Amphibian Ark staff coordinate ex situ amphibian programs implemented by partners around the world, with the first emphasis on programs within the range countries of the species, and with an obligation to couple ex situ conservation measures with protection or restoration of species in their natural habitats.

An AArk Steering Committee, with Executive Co-Chairs from each of the three principal partners, provide guidance on the activities of the AArk and ensure communication with stakeholders.

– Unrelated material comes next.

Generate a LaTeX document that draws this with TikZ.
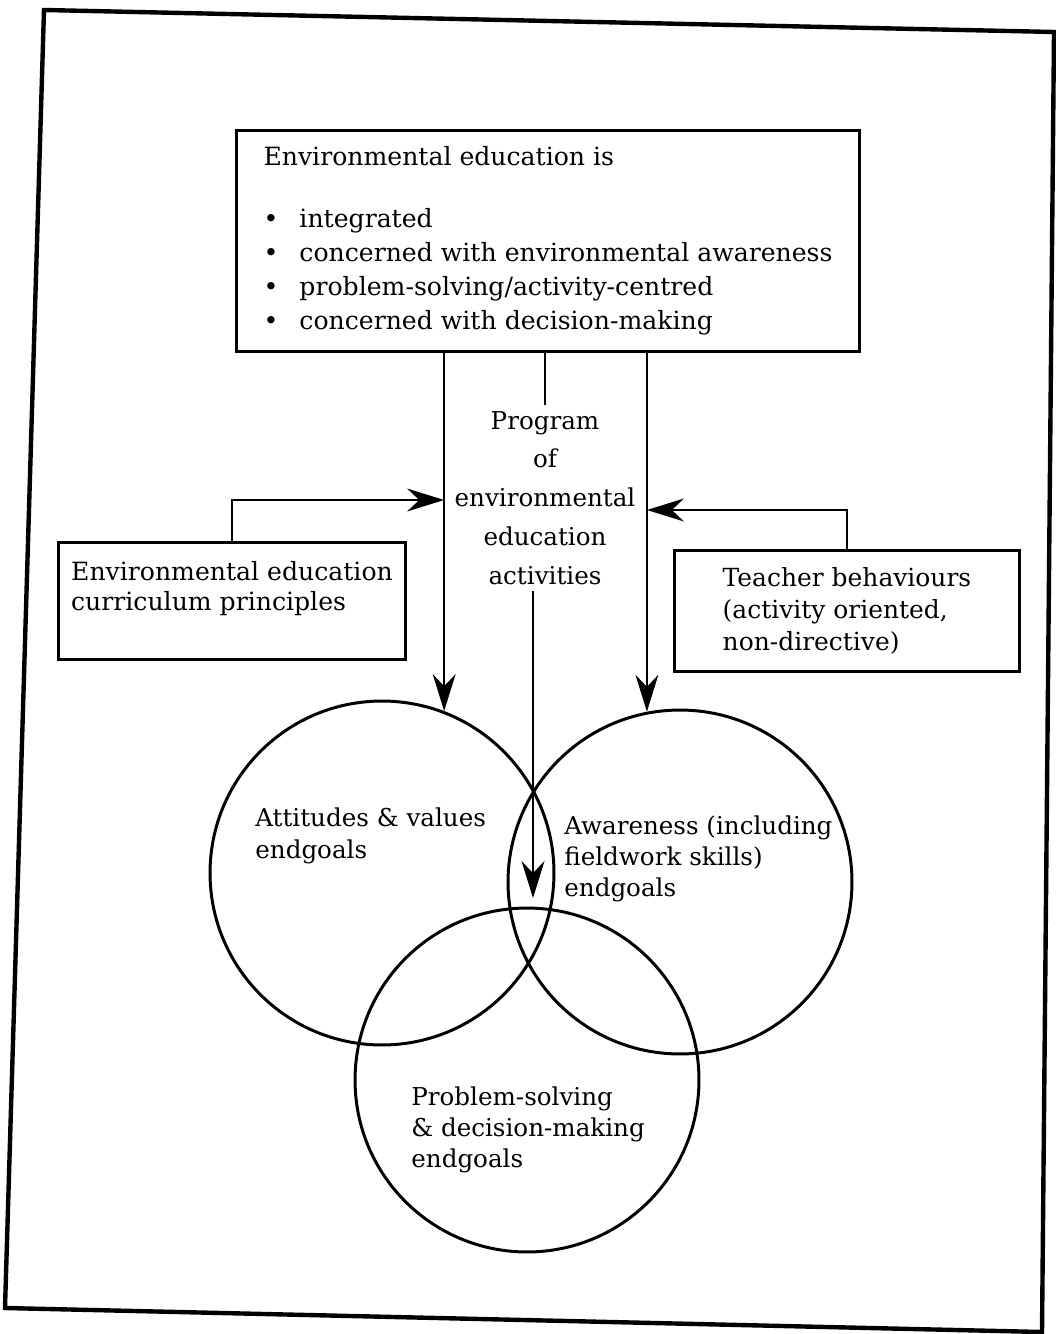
\documentclass[tikz,border=0pt]{standalone}
\usepackage{fontspec}
\setmainfont{DejaVu Serif}
\usetikzlibrary{arrows.meta}
\newcommand{\eebullet}{\makebox[0.72cm][l]{\textbullet}}

\begin{document}
\begin{tikzpicture}[x=0.02cm, y=-0.02cm]
  \useasboundingbox (0,0) rectangle (1055,1334);
  \tikzstyle{box}=[draw, line width=1.7pt, align=left, inner sep=0pt]
  \tikzstyle{goal}=[circle, draw, line width=1.7pt, minimum size=6.88cm, inner sep=0pt]
  \tikzstyle{goaltext}=[align=left, anchor=west, inner sep=0pt, font=\fontsize{14}{17.8}\selectfont]
  \tikzstyle{flow}=[line width=1.4pt, -{Stealth[length=21pt, width=13pt]}]

  % Rahmen
  \draw[line width=2.5pt] (44,10) -- (1054,32) -- (1042,1332) -- (5,1308) -- cycle;

  \node[box, minimum width=12.48cm, minimum height=4.44cm, font=\fontsize{14.3}{19.3}\selectfont] (isbox) at (548,241)
    {Environmental education is\\[16pt]
     \eebullet integrated\\
     \eebullet concerned with environmental awareness\\
     \eebullet problem-solving/activity-centred\\
     \eebullet concerned with decision-making};

  \node[align=center, font=\fontsize{14}{22.1}\selectfont] (prog) at (545,498)
    {Program\\ of\\ environmental\\ education\\ activities};

  \node[box, minimum width=6.96cm, minimum height=2.34cm, font=\fontsize{14.3}{17}\selectfont] (cbox) at (232,601)
    {Environmental education\\ curriculum principles\\ \mbox{}};
  \node[box, minimum width=6.9cm, minimum height=2.44cm, font=\fontsize{14.2}{18.4}\selectfont] (tbox) at (847,611)
    {Teacher behaviours\\ (activity oriented,\\ non-directive)};

  \node[goal] (attit) at (382,873) {};
  \node[goal] (aware) at (680,882) {};
  \node[goal] (solve) at (527,1080) {};

  \node[goaltext] (attlabel) at (255,836) {Attitudes \& values\\ endgoals};
  \node[goaltext] (awlabel) at (564,859) {Awareness (including\\ fieldwork skills)\\ endgoals};
  \node[goaltext] (pslabel) at (411,1130) {Problem-solving\\ \& decision-making\\ endgoals};

  \coordinate (lens) at (533,898);

  \draw[flow] (isbox.south -| attit.69) -- (attit.69);
  \draw[flow] (isbox.south -| aware.101) -- (aware.101);
  \draw[line width=1.4pt] (isbox.south -| prog.north) -- (prog.north);
  \draw[flow] (prog.south -| lens) -- (lens);
  \draw[flow] (cbox.north) |- (attit.69 |- 0,500);
  \draw[flow] (tbox.north) |- (aware.101 |- 0,510);
\end{tikzpicture}
\end{document}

A number of dedicated positions coordinate implementation within the AArk initiative; assist AArk partners in priority taxa identifying and regions for ex situ conservation work; lead development and implementation of training programs for building capacity of individuals and institutions; and develop communications strategies, newsletters and other messages, and materials to promote understanding and action on behalf of amphibian conservation.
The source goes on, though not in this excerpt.